To put it in Rogerian terms, I think there’s probably innovation going on, but I don’t think it’s being successfully transmitted.
So here’s my hypothesis, and I think it would be an easy one to test if anyone had the mind: It’s Mike Harris’ fault.
Sincerely. For those of you who don’t know, Harris was Premier of Ontario from 1995 to 2002. He left towards the end of his second term, and his position was occupied by his crony Ernie Eves until their party was kicked to the curb a year later in 2003. They were cookie-cutter conservatives: tax cuts to the rich, cuts to public services, innovation grants to big business, cuts to the social safety net. Under their reign, labour unrest was the order of the day. Harris appointed a high-school dropout as Minister of Education, someone who promised to “create a crisis in education.” I was on strike twice in his first three years.
Lots of people I knew then got out of teaching in Ontario. Some went to other provinces, others went south. Some took on other careers and others took early retirement. There were a lot of teachers due to retire in that time anyway; I remember hearing in 2000 that in the following eight years, forty percent of the teaching workforce in Ontario would have retired.
Those who remained became progressively disillusioned and isolated. Dodging as many bullets as the Tories could fire — new “accountability” measures, new curriculum, cuts to prep time, increases in duties, new standardized test, a new supervisory body constructed from cuts to our wages — they retreated to their classrooms.
As a result, teachers who remained were not good role models to the new forty percent who were hired in the early part of this century. They didn’t model enough collaboration. They didn’t model interesting professional development opportunities. For the most part, they didn’t even set up chat sessions at the pub on Friday.

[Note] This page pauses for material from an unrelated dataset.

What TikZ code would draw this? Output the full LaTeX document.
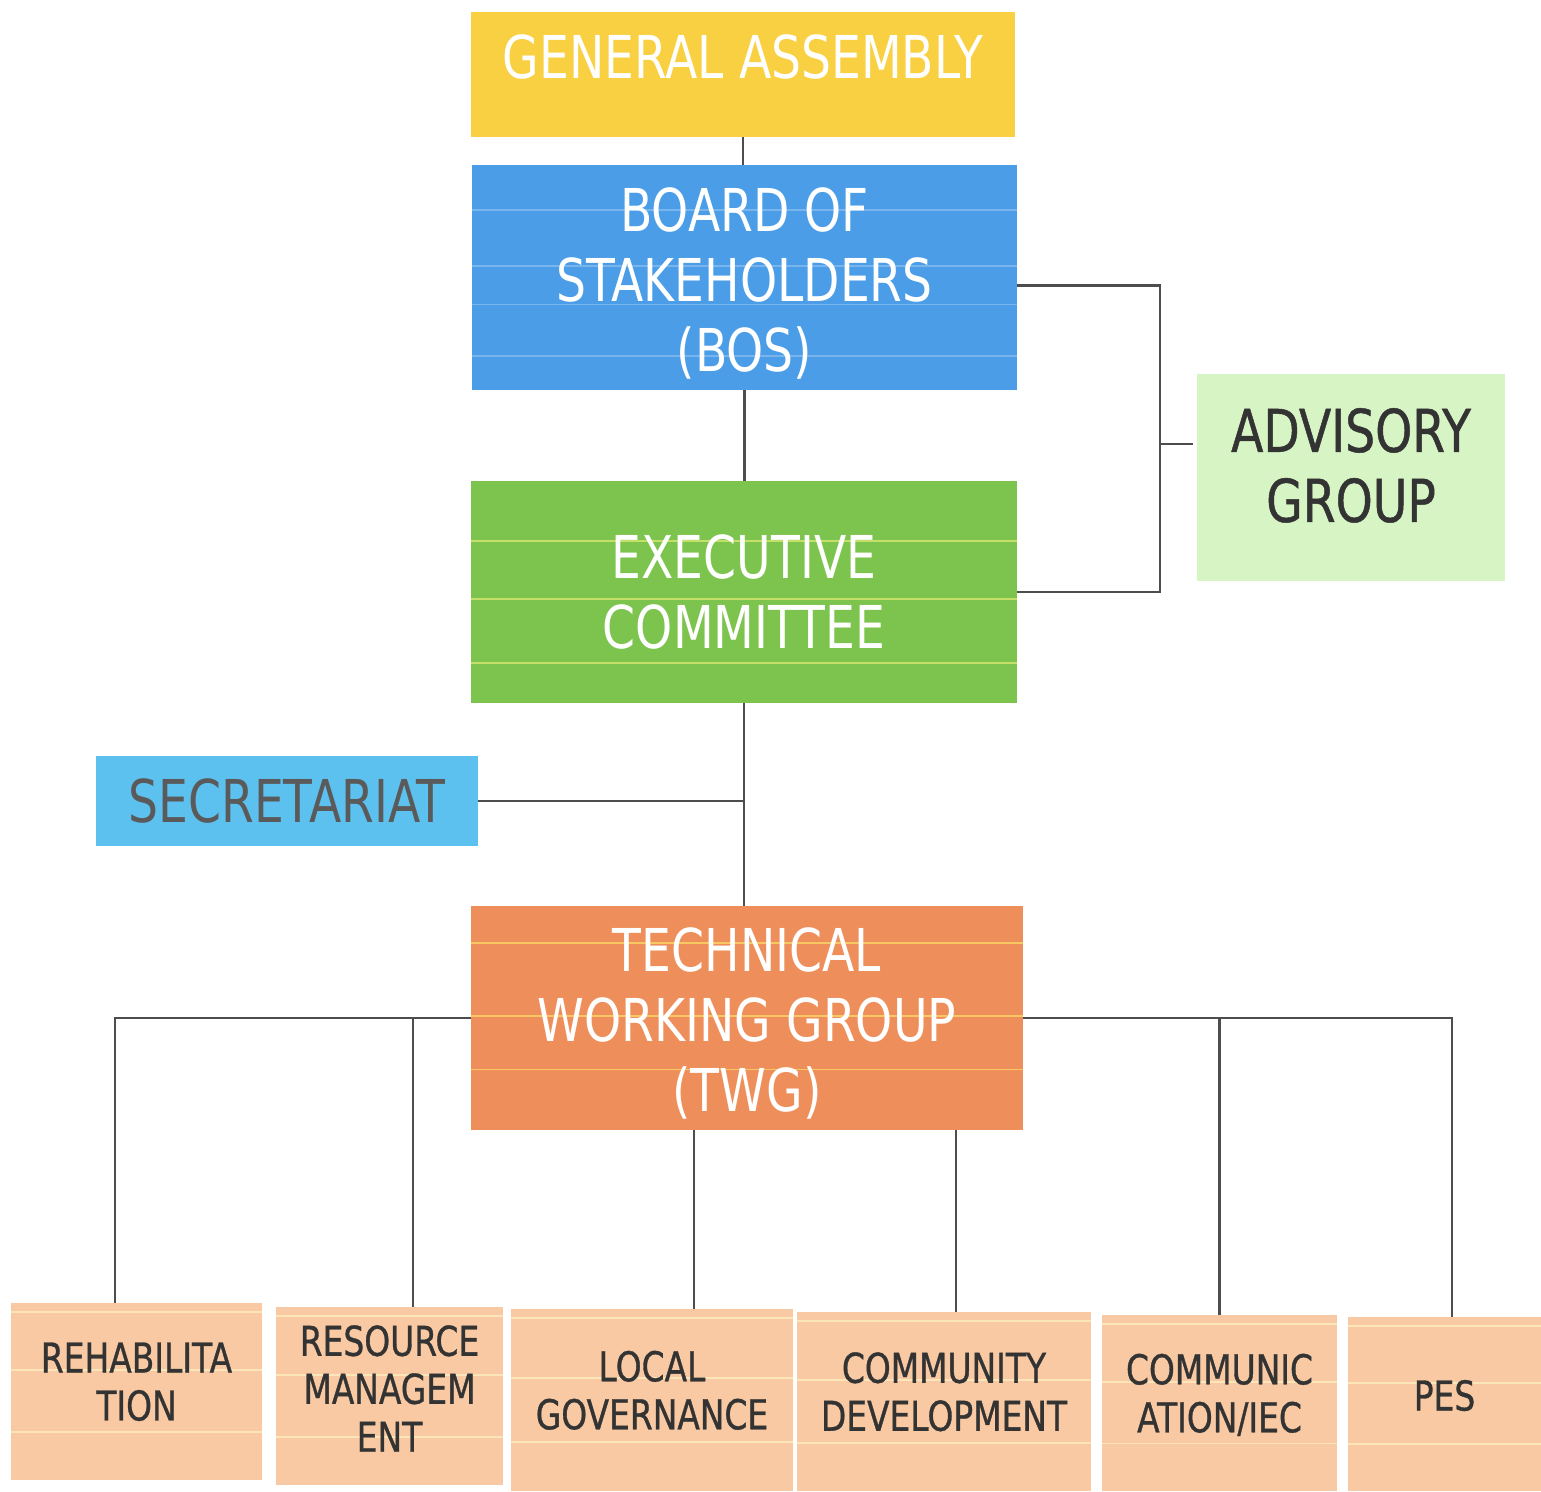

So what I’m saying is that a conservative backlash combined with a large number of people leaving the teaching profession results in alienation which in turn leads to poor role-modeling and a marked decrease in innovation. As I said before this is just a hypothesis, and it would be an easy one to test. Have a look at jurisdictions where there hasn’t been a similar beating-up of teachers; see if their reading lists are more varied and contemporary. Maybe I’m wrong about this. I’d like to know.
It’s entirely possible that there’s something else at work here. Maybe that cultural burgeoning that was the sixties is just unbeatable. Maybe you’d find that the power of the literature of that period still holds everywhere. I’ll tell you, if I am right about this, you’ll be able to see it in about ten to fifteen years in Ohio. I don’t know much about their Senate Bill 5, but I’ve read enough to find it chillingly familiar to what was happening in Ontario in the late nineties. I think that this kind of anti-teacher anti-union legislation leads to nothing more than disillusionment and negativity, and if it takes hold, don’t expect to see the upcoming classics of tomorrow take much hold in Ohio’s classrooms.